From: Juanma Barranquero
Subject: Re: Don't concat directories to file names
Date: Mon, 25 Jun 2007 16:51:02 +0200

On 6/25/07, Stefan Monnier <address@hidden> wrote:

No: a path is a list of directories (as in the PATH, MANPATH EMACSLOADPATH,

You're right.

What it returns is a file name.  The file referenced may be of
directory kind (or symlink kind, or normal file kind, or even device kind),
but it's still a file name.

It's not the first time I mix the terminology (Richard corrected me a
couple times before). I've honestly tried to remember it, but my mind
refuses, perhaps as a rection to the horror of supposing that
everything is a file, which a directory is not (in general, though I
know it *is* in Unix and its derivatives, and many other OSes). I'm
not going to enter an OS flamewar, but in my younger days I hacked
VAX/VMS, where a filename and a directory were clearly distinct :)
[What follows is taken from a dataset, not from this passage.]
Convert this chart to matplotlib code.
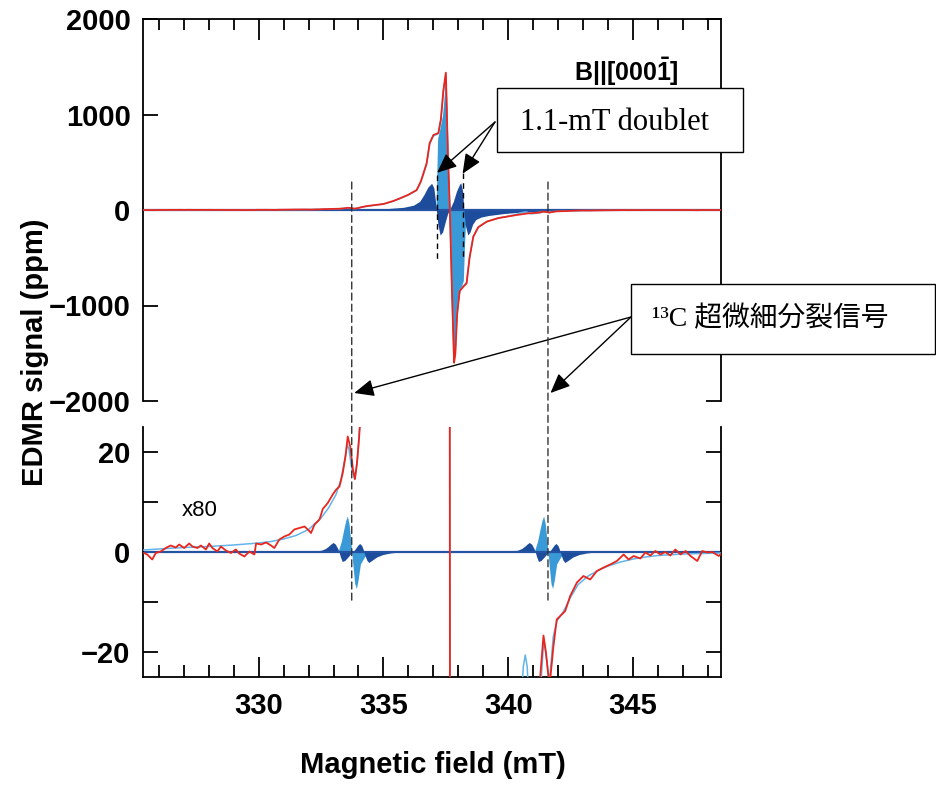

I understand (and promptly forget, alas) how "path" is used in Emacs.
But I unconsciously revert to the more widespread use, as documented
in the Wikipedia, among many other places: "A path is the general form
of a file or directory name, giving a file's name and its unique
location in a file system." The use of path brought to life from PATH
and other environment variables is an accident that would've been
averted had the original namer had the forethought of calling it
PATHS, which seems more logical...

At least I didn't find difficult to remember that frames are windows
and windows are panes (and yeah, I know, Emacs Was There First :)

locate-user-emacs-file, then, as ugly as it is.